Below is a listing to transcribe in full and exactly; keep the pictures out.

— BEGIN DATA LINES —

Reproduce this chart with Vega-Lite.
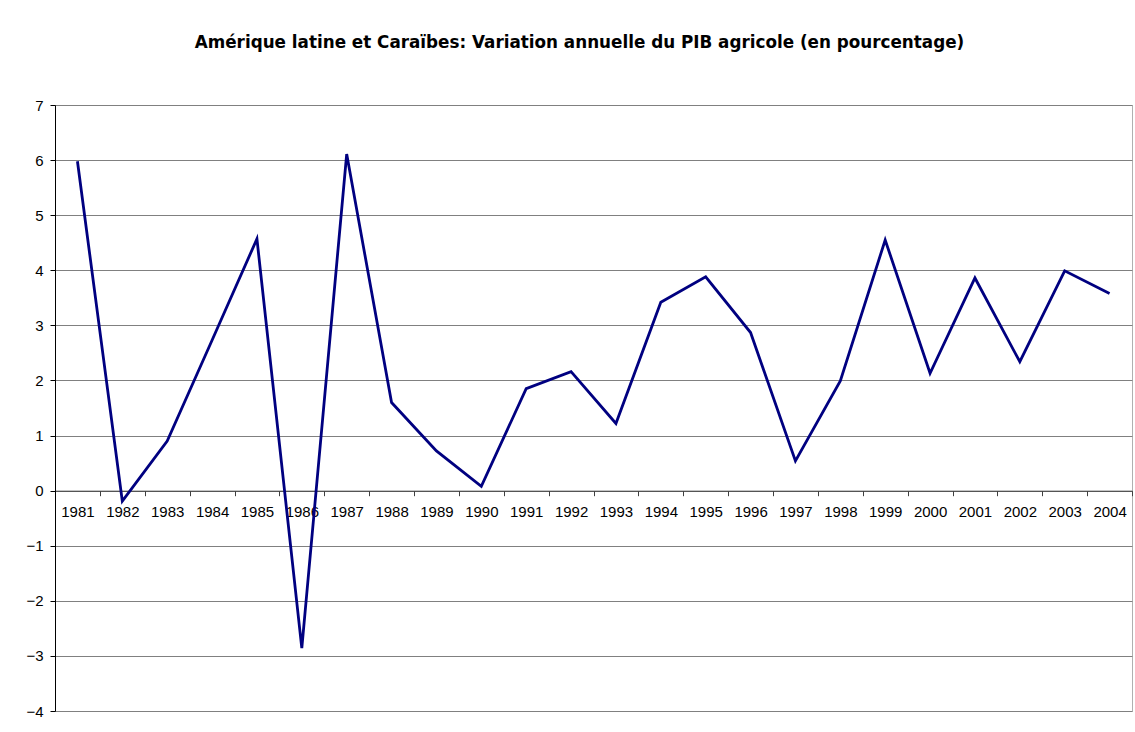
{
  "$schema": "https://vega.github.io/schema/vega-lite/v6.json",
  "width": 1077,
  "height": 606,
  "autosize": {"type": "none"},
  "padding": {"left": 55, "top": 105, "right": 3, "bottom": 21},
  "background": "white",
  "title": {
    "text": "Amérique latine et Caraïbes: Variation annuelle du PIB agricole (en pourcentage)",
    "font": "DejaVu Sans",
    "fontSize": 16.8,
    "fontWeight": "bold",
    "color": "#000000",
    "anchor": "middle",
    "dx": -14,
    "offset": 46
  },
  "data": {
    "values": [
      {"annee": "1981", "variation": 5.98},
      {"annee": "1982", "variation": -0.19},
      {"annee": "1983", "variation": 0.9},
      {"annee": "1984", "variation": 2.73},
      {"annee": "1985", "variation": 4.57},
      {"annee": "1986", "variation": -2.86},
      {"annee": "1987", "variation": 6.11},
      {"annee": "1988", "variation": 1.6},
      {"annee": "1989", "variation": 0.72},
      {"annee": "1990", "variation": 0.08},
      {"annee": "1991", "variation": 1.85},
      {"annee": "1992", "variation": 2.16},
      {"annee": "1993", "variation": 1.22},
      {"annee": "1994", "variation": 3.42},
      {"annee": "1995", "variation": 3.88},
      {"annee": "1996", "variation": 2.87},
      {"annee": "1997", "variation": 0.54},
      {"annee": "1998", "variation": 1.99},
      {"annee": "1999", "variation": 4.55},
      {"annee": "2000", "variation": 2.13},
      {"annee": "2001", "variation": 3.86},
      {"annee": "2002", "variation": 2.34},
      {"annee": "2003", "variation": 3.99},
      {"annee": "2004", "variation": 3.58}
    ]
  },
  "mark": {"type": "line", "color": "#000080", "strokeWidth": 2.8, "strokeJoin": "miter"},
  "encoding": {
    "x": {
      "field": "annee",
      "type": "ordinal",
      "scale": {"type": "band", "paddingInner": 0, "paddingOuter": 0},
      "axis": {
        "title": null,
        "orient": "bottom",
        "offset": -220.3,
        "labelAngle": 0,
        "tickBand": "extent",
        "grid": false,
        "tickSize": 5,
        "labelPadding": 9,
        "labelFont": "Liberation Sans",
        "labelFontSize": 15,
        "labelColor": "#000000",
        "domainColor": "#404040",
        "tickColor": "#404040",
        "labelOverlap": false
      }
    },
    "y": {
      "field": "variation",
      "type": "quantitative",
      "scale": {"domain": [-4, 7], "nice": false, "zero": false},
      "axis": {
        "title": null,
        "values": [-4, -3, -2, -1, 0, 1, 2, 3, 4, 5, 6, 7],
        "grid": true,
        "gridColor": "#808080",
        "gridWidth": 1.2,
        "tickSize": 5,
        "labelPadding": 7,
        "labelFont": "Liberation Sans",
        "labelFontSize": 15,
        "labelColor": "#000000",
        "domainColor": "#000000",
        "tickColor": "#000000"
      }
    }
  },
  "config": {
    "view": {"stroke": "#b0b0b0", "strokeWidth": 1}
  }
}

— END DATA LINES —

■ **SOLUTION FOR THIS PROBLEM**
Reproduce this chart with Vega-Lite.
{
  "$schema": "https://vega.github.io/schema/vega-lite/v6.json",
  "width": 1077,
  "height": 606,
  "autosize": {"type": "none"},
  "padding": {"left": 55, "top": 105, "right": 3, "bottom": 21},
  "background": "white",
  "title": {
    "text": "Amérique latine et Caraïbes: Variation annuelle du PIB agricole (en pourcentage)",
    "font": "DejaVu Sans",
    "fontSize": 16.8,
    "fontWeight": "bold",
    "color": "#000000",
    "anchor": "middle",
    "dx": -14,
    "offset": 46
  },
  "data": {
    "values": [
      {"annee": "1981", "variation": 5.98},
      {"annee": "1982", "variation": -0.19},
      {"annee": "1983", "variation": 0.9},
      {"annee": "1984", "variation": 2.73},
      {"annee": "1985", "variation": 4.57},
      {"annee": "1986", "variation": -2.86},
      {"annee": "1987", "variation": 6.11},
      {"annee": "1988", "variation": 1.6},
      {"annee": "1989", "variation": 0.72},
      {"annee": "1990", "variation": 0.08},
      {"annee": "1991", "variation": 1.85},
      {"annee": "1992", "variation": 2.16},
      {"annee": "1993", "variation": 1.22},
      {"annee": "1994", "variation": 3.42},
      {"annee": "1995", "variation": 3.88},
      {"annee": "1996", "variation": 2.87},
      {"annee": "1997", "variation": 0.54},
      {"annee": "1998", "variation": 1.99},
      {"annee": "1999", "variation": 4.55},
      {"annee": "2000", "variation": 2.13},
      {"annee": "2001", "variation": 3.86},
      {"annee": "2002", "variation": 2.34},
      {"annee": "2003", "variation": 3.99},
      {"annee": "2004", "variation": 3.58}
    ]
  },
  "mark": {"type": "line", "color": "#000080", "strokeWidth": 2.8, "strokeJoin": "miter"},
  "encoding": {
    "x": {
      "field": "annee",
      "type": "ordinal",
      "scale": {"type": "band", "paddingInner": 0, "paddingOuter": 0},
      "axis": {
        "title": null,
        "orient": "bottom",
        "offset": -220.3,
        "labelAngle": 0,
        "tickBand": "extent",
        "grid": false,
        "tickSize": 5,
        "labelPadding": 9,
        "labelFont": "Liberation Sans",
        "labelFontSize": 15,
        "labelColor": "#000000",
        "domainColor": "#404040",
        "tickColor": "#404040",
        "labelOverlap": false
      }
    },
    "y": {
      "field": "variation",
      "type": "quantitative",
      "scale": {"domain": [-4, 7], "nice": false, "zero": false},
      "axis": {
        "title": null,
        "values": [-4, -3, -2, -1, 0, 1, 2, 3, 4, 5, 6, 7],
        "grid": true,
        "gridColor": "#808080",
        "gridWidth": 1.2,
        "tickSize": 5,
        "labelPadding": 7,
        "labelFont": "Liberation Sans",
        "labelFontSize": 15,
        "labelColor": "#000000",
        "domainColor": "#000000",
        "tickColor": "#000000"
      }
    }
  },
  "config": {
    "view": {"stroke": "#b0b0b0", "strokeWidth": 1}
  }
}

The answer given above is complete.